The Ohio Supreme Court recently ruled that a claim of ineffective assistance of appellate counsel may not be raised in a PCR petition. See State v. Murnahan, 584 N.E.2d 1204, 1208 (Ohio 1992). In that decision, the Court recognized that "Ohio has no statutory authority or court rules dedicated to the procedure to be followed by defendants who allege ineffective assistance of appellate counsel." Id. at 1209 n. 6. However, the Court then determined that a prisoner could raise such an appeal in an application for delayed reconsideration in the court of appeals where the alleged error took place pursuant to App.R. 26 and 14(B), and if delayed reconsideration is denied, he could then file for delayed appeal in the Ohio Supreme Court pursuant to Section 8, Rule II of the Rules of Practice of the Supreme Court. Id. at 1209. Thus, Goudy may apply for delayed reconsideration in the appellate court that heard his direct appeal.

10

Goudy may also yet appeal his denial of an impartial jury issue.

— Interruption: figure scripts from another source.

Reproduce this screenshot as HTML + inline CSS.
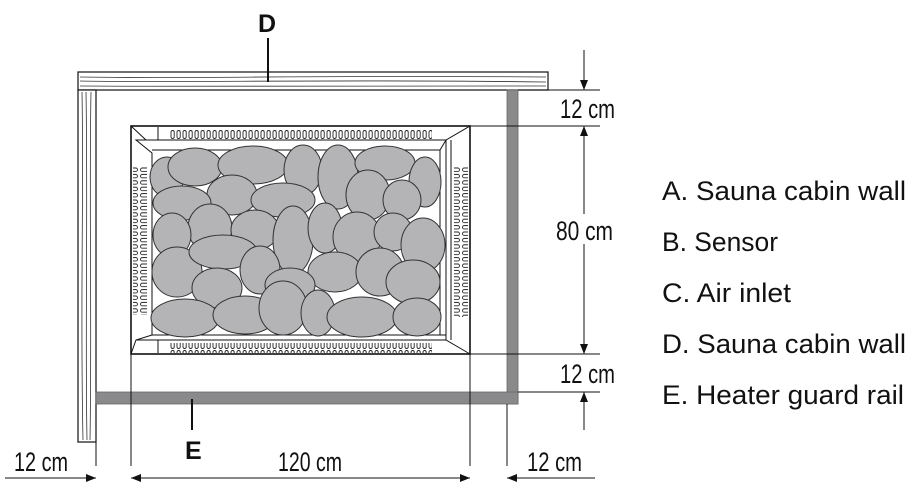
<!DOCTYPE html>
<html><head><meta charset="utf-8"><style>
html,body{margin:0;padding:0;background:#fff;}
svg{display:block;}
text{font-family:"Liberation Sans",sans-serif;fill:#111;}
</style></head><body>
<svg width="918" height="495" viewBox="0 0 918 495" xmlns="http://www.w3.org/2000/svg">
<defs>
<marker id="ar" viewBox="0 0 10 10" refX="10" refY="5" markerWidth="10" markerHeight="10" markerUnits="userSpaceOnUse" orient="auto"><path d="M0,1 L10,5 L0,9 z" fill="#111"/></marker>
<pattern id="hv" x="170" y="0" width="6" height="10" patternUnits="userSpaceOnUse"><rect x="1" y="0.5" width="3.2" height="8" rx="1.6" fill="none" stroke="#222" stroke-width="0.9"/></pattern>
<pattern id="vv" x="0" y="167" width="14" height="6.4" patternUnits="userSpaceOnUse"><rect x="0.5" y="1" width="11" height="3.4" rx="1.7" fill="none" stroke="#222" stroke-width="0.9"/></pattern>
</defs>
<rect x="78" y="72" width="470" height="18" fill="#fff" stroke="#222" stroke-width="1.3"/>
<path d="M80,77 C200,79 300,75 546,77 M80,81 C180,83 330,79 546,82 M80,86 C220,87 350,85 546,86" fill="none" stroke="#333" stroke-width="0.8"/>
<rect x="78" y="90" width="18" height="352" fill="#fff" stroke="#222" stroke-width="1.3"/>
<path d="M82,92 C84,200 80,300 83,440 M86,92 C88,220 85,330 87,440 M91,92 C89,200 92,320 90,440" fill="none" stroke="#333" stroke-width="0.8"/>
<rect x="507" y="90" width="11" height="314" fill="#8a8a8c" stroke="#666" stroke-width="0.8"/>
<rect x="96" y="392" width="422" height="12" fill="#8a8a8c" stroke="#666" stroke-width="0.8"/>
<rect x="131" y="126" width="339" height="228" fill="#fff" stroke="#111" stroke-width="1.6"/>
<rect x="170" y="129" width="262" height="10" fill="url(#hv)"/>
<rect x="170" y="343" width="262" height="10" fill="url(#hv)"/>
<line x1="158" y1="127" x2="158" y2="140" stroke="#111"/>
<line x1="158" y1="340" x2="158" y2="353" stroke="#111"/>
<rect x="133" y="167" width="14" height="148" fill="url(#vv)"/>
<rect x="454" y="167" width="14" height="150" fill="url(#vv)"/>
<path d="M131,126 L146,140 L136,140 L152,153 L152,335 L136,340 L131,354 M152,335 L446,335 M136,340 L446,340 L470,354 M136,140 L446,140 L470,126 M446,140 L440,150 L152,150 M440,150 L440,335 M446,140 L446,340 M451,140 L451,340" fill="none" stroke="#111" stroke-width="1"/>
<g fill="#b4b4b6" stroke="#333" stroke-width="1">
<ellipse cx="167" cy="177" rx="17" ry="20"/><ellipse cx="195" cy="167" rx="27" ry="19"/><ellipse cx="253" cy="165" rx="35" ry="19"/><ellipse cx="303" cy="170" rx="19" ry="25"/><ellipse cx="338" cy="177" rx="20" ry="32"/><ellipse cx="385" cy="163" rx="30" ry="17"/><ellipse cx="425" cy="182" rx="16" ry="25"/>
<ellipse cx="232" cy="195" rx="25" ry="20"/><ellipse cx="182" cy="203" rx="29" ry="17"/><ellipse cx="283" cy="200" rx="32" ry="17"/><ellipse cx="368" cy="195" rx="22" ry="25"/><ellipse cx="402" cy="200" rx="19" ry="20"/>
<ellipse cx="210" cy="228" rx="22" ry="24"/><ellipse cx="172" cy="235" rx="19" ry="22"/><ellipse cx="255" cy="230" rx="24" ry="20"/><ellipse cx="293" cy="240" rx="20" ry="34"/><ellipse cx="325" cy="228" rx="17" ry="25"/><ellipse cx="357" cy="237" rx="24" ry="25"/><ellipse cx="393" cy="232" rx="19" ry="19"/><ellipse cx="423" cy="245" rx="22" ry="27"/>
<ellipse cx="177" cy="272" rx="25" ry="25"/><ellipse cx="223" cy="252" rx="34" ry="17"/><ellipse cx="260" cy="270" rx="20" ry="24"/><ellipse cx="335" cy="272" rx="27" ry="20"/><ellipse cx="380" cy="272" rx="24" ry="24"/><ellipse cx="413" cy="282" rx="27" ry="22"/><ellipse cx="290" cy="285" rx="25" ry="17"/>
<ellipse cx="217" cy="288" rx="25" ry="20"/><ellipse cx="185" cy="318" rx="34" ry="19"/><ellipse cx="245" cy="315" rx="32" ry="19"/><ellipse cx="283" cy="308" rx="24" ry="27"/><ellipse cx="318" cy="313" rx="17" ry="23"/><ellipse cx="362" cy="317" rx="35" ry="20"/><ellipse cx="417" cy="317" rx="24" ry="19"/>
</g>
<g stroke="#111" stroke-width="1" fill="none">
<line x1="518" y1="90" x2="600" y2="90"/><line x1="470" y1="126" x2="600" y2="126"/>
<line x1="470" y1="354" x2="600" y2="354"/><line x1="518" y1="392" x2="600" y2="392"/>
<line x1="96" y1="442" x2="96" y2="466"/><line x1="131" y1="354" x2="131" y2="466"/>
<line x1="470" y1="354" x2="470" y2="466"/><line x1="507" y1="404" x2="507" y2="466"/>
<line x1="584" y1="50" x2="584" y2="90" marker-end="url(#ar)"/>
<line x1="584" y1="230" x2="584" y2="126" marker-end="url(#ar)"/>
<line x1="584" y1="230" x2="584" y2="354" marker-end="url(#ar)"/>
<line x1="584" y1="430" x2="584" y2="392" marker-end="url(#ar)"/>
<line x1="5" y1="478" x2="96" y2="478" marker-end="url(#ar)"/>
<line x1="300" y1="478" x2="131" y2="478" marker-end="url(#ar)"/>
<line x1="300" y1="478" x2="470" y2="478" marker-end="url(#ar)"/>
<line x1="595" y1="478" x2="507" y2="478" marker-end="url(#ar)"/>
<line x1="268" y1="38" x2="268" y2="82" stroke-width="2"/>
<line x1="192" y1="399" x2="192" y2="430" stroke-width="2"/>
</g>
<g font-size="27">
<rect x="553" y="214" width="64" height="30" fill="#fff"/>
<text x="556" y="240" textLength="57" lengthAdjust="spacingAndGlyphs">80 cm</text>
<text x="560" y="118" textLength="55" lengthAdjust="spacingAndGlyphs">12 cm</text>
<text x="560" y="383" textLength="55" lengthAdjust="spacingAndGlyphs">12 cm</text>
<text x="14" y="471" textLength="54" lengthAdjust="spacingAndGlyphs">12 cm</text>
<rect x="274" y="448" width="72" height="28" fill="#fff"/>
<text x="278" y="471" textLength="64" lengthAdjust="spacingAndGlyphs">120 cm</text>
<text x="527" y="471" textLength="55" lengthAdjust="spacingAndGlyphs">12 cm</text>
</g>
<text x="258" y="32" font-size="25" font-weight="bold">D</text>
<text x="185" y="459" font-size="25" font-weight="bold">E</text>
<g font-size="27">
<text x="662" y="200" textLength="244" lengthAdjust="spacingAndGlyphs">A. Sauna cabin wall</text>
<text x="662" y="251" textLength="116" lengthAdjust="spacingAndGlyphs">B. Sensor</text>
<text x="662" y="302" textLength="129" lengthAdjust="spacingAndGlyphs">C. Air inlet</text>
<text x="662" y="353" textLength="244" lengthAdjust="spacingAndGlyphs">D. Sauna cabin wall</text>
<text x="662" y="404" textLength="242" lengthAdjust="spacingAndGlyphs">E. Heater guard rail</text>
</g>
</svg>
</body></html>
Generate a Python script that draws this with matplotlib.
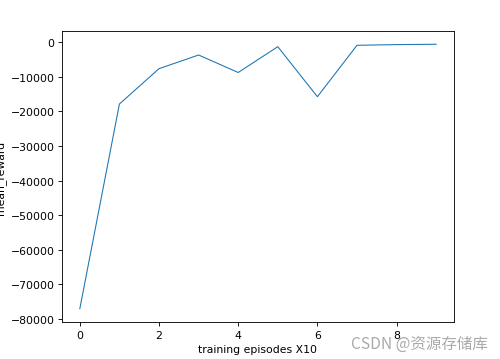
import matplotlib
matplotlib.use("Agg")
import matplotlib.pyplot as plt

# training curve
episodes = [0, 1, 2, 3, 4, 5, 6, 7, 8, 9]
mean_reward = [-77000, -17900, -7700, -3750, -8800, -1350, -15800, -950, -750, -650]

def main():
	dpi = 78
	fig = plt.figure(figsize=(500 / dpi, 360 / dpi), dpi=dpi)
	ax = fig.add_axes([0.124, 0.103, 0.784, 0.808])
	ax.plot(episodes, mean_reward, linewidth=1)
	ax.set_xlabel('training episodes X10')
	ax.set_ylabel('mean_reward')

	# watermark
	fig.text(0.976, 0.044, 'CSDN @资源存储库', ha='right', va='center',
		fontsize=14.3, color='#aaaaaa',
		family=['Noto Sans CJK SC', 'DejaVu Sans'])

	fig.savefig('out.png', dpi=dpi)

if __name__ == '__main__':
	main()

The district court correctly stated that findings of fact and conclusions of law are mandatory in Ohio PCR judgments. See Ohio Rev.Code Ann. § 2953.21(C) (Baldwin Supp.1991); State v. Mapson, 438 N.E.2d 910, 911-12 (Ohio 1982) (per curiam). Mapson also holds that a judgment without such findings is incomplete and does not commence the running of the time period for filing an appeal. Id. Thus, the time period for appealing Goudy's second PCR petition has not yet begun to run.

11

Accordingly, the district court's judgment, entered December 20, 1991, is affirmed. Rule 9(b)(3), Rules of the Sixth Circuit.